[f. prec.] To enter or record in a chronicle.
a. 1440. Sir Eglam., 1339. In Rome thys geste cronyculd ys.
c. 1485. Digby Myst. (1882), III. 1329. I wyll have cronekyllyd þe ȝer and þe reynne.
1581. Mulcaster, Positions, xxxviii. (1887), 171. I beleeue that which is cronicled of them.
1798. Southey, Occas. Pieces, xi. Whose obscurer name No proud historians page will chronicle.
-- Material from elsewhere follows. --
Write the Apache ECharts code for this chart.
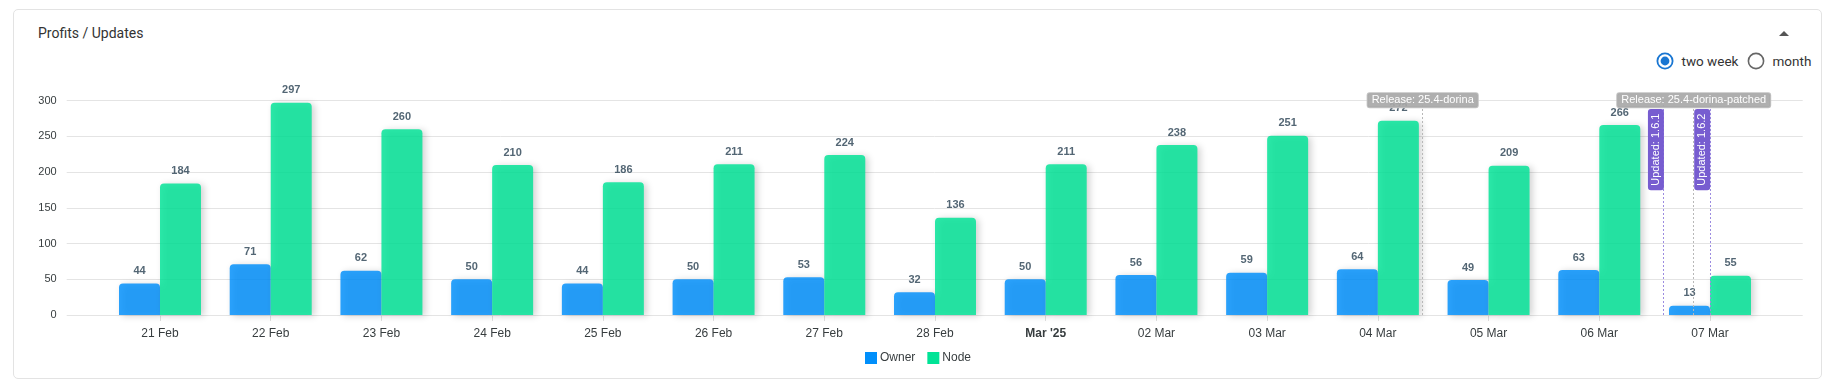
<!DOCTYPE html>
<html>
<head>
<meta charset="utf-8">
<script src="https://cdn.jsdelivr.net/npm/echarts@6/dist/echarts.min.js"></script>
<style>
html,body{margin:0;padding:0;background:#fff;width:1832px;height:391px;overflow:hidden;font-family:Roboto,"Liberation Sans",Arial,sans-serif;}
#card{position:absolute;left:12.5px;top:9px;width:1809px;height:370px;border:1px solid #e3e3e3;border-radius:5px;box-sizing:border-box;}
#title{position:absolute;left:38px;top:24px;font-size:14px;color:#333;line-height:18px;white-space:nowrap;}
#caret{position:absolute;left:1779px;top:31px;width:0;height:0;border-left:5px solid transparent;border-right:5px solid transparent;border-bottom:5px solid #555;}
.r{position:absolute;width:18px;height:18px;}
.t{position:absolute;font-size:13.5px;color:#333;line-height:18px;white-space:nowrap;}
#chart{position:absolute;left:0;top:0;width:1832px;height:391px;}
</style>
</head>
<body>
<div id="card"></div>
<div id="title">Profits / Updates</div>
<div id="caret"></div>
<svg class="r" style="left:1656px;top:51.7px" viewBox="0 0 18 18"><circle cx="9" cy="9" r="7.6" fill="none" stroke="#1976d2" stroke-width="1.8"/><circle cx="9" cy="9" r="4.4" fill="#1976d2"/></svg>
<div class="t" style="left:1681.5px;top:51.5px">two week</div>
<svg class="r" style="left:1747px;top:51.7px" viewBox="0 0 18 18"><circle cx="9" cy="9" r="7.6" fill="none" stroke="#666" stroke-width="1.6"/></svg>
<div class="t" style="left:1772.5px;top:51.5px">month</div>
<div id="chart"></div>
<script>
const categories = ["21 Feb","22 Feb","23 Feb","24 Feb","25 Feb","26 Feb","27 Feb","28 Feb","Mar '25","02 Mar","03 Mar","04 Mar","05 Mar","06 Mar","07 Mar"];
const ownerValues = [44,71,62,50,44,50,53,32,50,56,59,64,49,63,13];
const nodeValues = [184,297,260,210,186,211,224,136,211,238,251,272,209,266,55];
const yTicks = [0,50,100,150,200,250,300];
const boldCategories = ["Mar '25"];
const releaseNames = ["Release: 25.4-dorina","Release: 25.4-dorina-patched"];
const releasePositions = [11.405, 13.853];
const updateNames = ["Updated: 1.6.1","Updated: 1.6.2"];
const updatePositions = [13.582, 14.0];
const updateLabelLevel = 231.5;

const chart = echarts.init(document.getElementById('chart'), null, {renderer:'canvas'});
const FONT = '"Liberation Sans", Helvetica, Arial, sans-serif';
const shadow = {shadowBlur:7, shadowColor:'rgba(0,0,0,0.22)', shadowOffsetX:3, shadowOffsetY:1};

const markLineData = [];
releasePositions.forEach(p => markLineData.push({xAxis:p, lineStyle:{color:'#b8b8b8', type:[2,2], width:1}}));
updatePositions.forEach(p => markLineData.push({xAxis:p, lineStyle:{color:'#9c8ce0', type:[2,2], width:1}}));

const markPointData = [];
releaseNames.forEach((n,i) => markPointData.push({
  name:n, coord:[releasePositions[i], yTicks[yTicks.length-1]],
  label:{show:true, position:'inside', formatter:n, color:'#fff', fontSize:11, fontFamily:FONT, offset:[0,-0.5],
    backgroundColor:'rgba(168,168,168,0.92)', borderColor:'#c2c2c2', borderWidth:1, borderRadius:2, padding:[2,4,1,4]}
}));
updateNames.forEach((n,i) => markPointData.push({
  name:n, coord:[updatePositions[i], updateLabelLevel],
  label:{show:true, position:'inside', formatter:n, color:'#fff', fontSize:11, fontFamily:FONT, rotate:90, offset:[0,-7.8],
    backgroundColor:'#775DD0', borderColor:'#775DD0', borderWidth:1, borderRadius:2, padding:[1.5,3.5,1.5,3.5]}
}));

const option = {
  animation:false,
  textStyle:{fontFamily:FONT},
  legend:{
    left:865, top:352, padding:0, itemWidth:12, itemHeight:12, itemGap:12, icon:'rect',
    textStyle:{color:'#373d3f', fontSize:12, fontFamily:FONT, padding:[0,0,0,-2]},
    data:[{name:'Owner', itemStyle:{color:'#008FFB', opacity:1, shadowBlur:0}}, {name:'Node', itemStyle:{color:'#00E396', opacity:1, shadowBlur:0}}]
  },
  grid:[
    {left:66.7, right:29.3, top:100.7, bottom:76},
    {left:104.64, right:66.64, top:100.7, bottom:76}
  ],
  xAxis:[
    {gridIndex:0, type:'value', min:0, max:1, show:false},
    {gridIndex:1, type:'category', data:categories, boundaryGap:true,
      axisLine:{show:false}, axisTick:{show:true, alignWithLabel:true, length:6, lineStyle:{color:'#e0e0e0'}},
      axisLabel:{color:'#373d3f', fontSize:12, margin:13, fontFamily:FONT,
        formatter:v => boldCategories.includes(v) ? '{b|'+v+'}' : v,
        rich:{b:{fontWeight:'bold', fontSize:12, color:'#373d3f', fontFamily:FONT}}},
      splitLine:{show:false}},
    {gridIndex:1, type:'value', min:-0.5, max:categories.length-0.5, show:false}
  ],
  yAxis:[
    {gridIndex:0, type:'value', min:yTicks[0], max:yTicks[yTicks.length-1], interval:yTicks[1]-yTicks[0],
      axisLine:{show:false}, axisTick:{show:false},
      axisLabel:{color:'#373d3f', fontSize:11, margin:10, fontFamily:FONT},
      splitLine:{lineStyle:{color:'#e4e4e4', width:1}}},
    {gridIndex:1, type:'value', min:yTicks[0], max:yTicks[yTicks.length-1], show:false}
  ],
  series:[
    {name:'Owner', type:'bar', xAxisIndex:1, yAxisIndex:1, data:ownerValues, barWidth:41, barGap:'0%',
      itemStyle:Object.assign({color:'#008FFB', opacity:0.83, borderRadius:[4,4,0,0]}, shadow),
      label:{show:true, position:'top', distance:7, color:'#304758', fontSize:11, fontWeight:'bold', fontFamily:FONT}},
    {name:'Node', type:'bar', xAxisIndex:1, yAxisIndex:1, data:nodeValues, barWidth:41, barGap:'0%',
      itemStyle:Object.assign({color:'#00E396', opacity:0.83, borderRadius:[4,4,0,0]}, shadow),
      label:{show:true, position:'top', distance:7, color:'#304758', fontSize:11, fontWeight:'bold', fontFamily:FONT}},
    {name:'annotations', type:'line', xAxisIndex:2, yAxisIndex:1, data:[], silent:true, z:5,
      markLine:{symbol:['none','none'], silent:true, label:{show:false}, data:markLineData, z:5},
      markPoint:{symbol:'rect', symbolSize:1, itemStyle:{color:'rgba(0,0,0,0)'}, silent:true, data:markPointData, z:6}}
  ]
};
chart.setOption(option);
</script>
</body>
</html>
1881. J. Russell, Haigs, Introd. 9. We do not write the history of a nation when we have chronicled its battles and tabulated its kings.
b. gen. To put on record, to register.
1460. Pol. Rel. & L. Poems (1866), 16. Now shall oure treson be cornicled for evar.
1591. Shaks., Two Gent., I. i. 41. He that is so yoked by a foole, Me thinkes should not be chronicled for wise. Ibid. (1604), Oth., II. i. 161. To suckle Fooles, and chronicle small Beere.
1781. Cowper, Lett., 6 Oct. There is nothing agreeable in being chronicled for a dunce.
1866. Liddon, Bampt. Lect., viii. (1875), 489. Christs victory is chronicled in the conventional standard of modern society.
Hence Chronicled ppl. a.; Chronicling vbl. sb. and ppl. a.
1826. Scott, Woodst., iii. She shall have chronicled example for it.
1851. D. Wilson, Preh. Ann. (1863), II. IV. i. 168. Genealogical chroniclings of earlier periods.
1862. D. Wilson, Preh. Man, i. (1865), 8. Chronicled memorials of an older native civilisation.
1885. Athenæum, 24 Oct., 529/1. There is quite enough candid chronicling and sharp criticism in these volumes.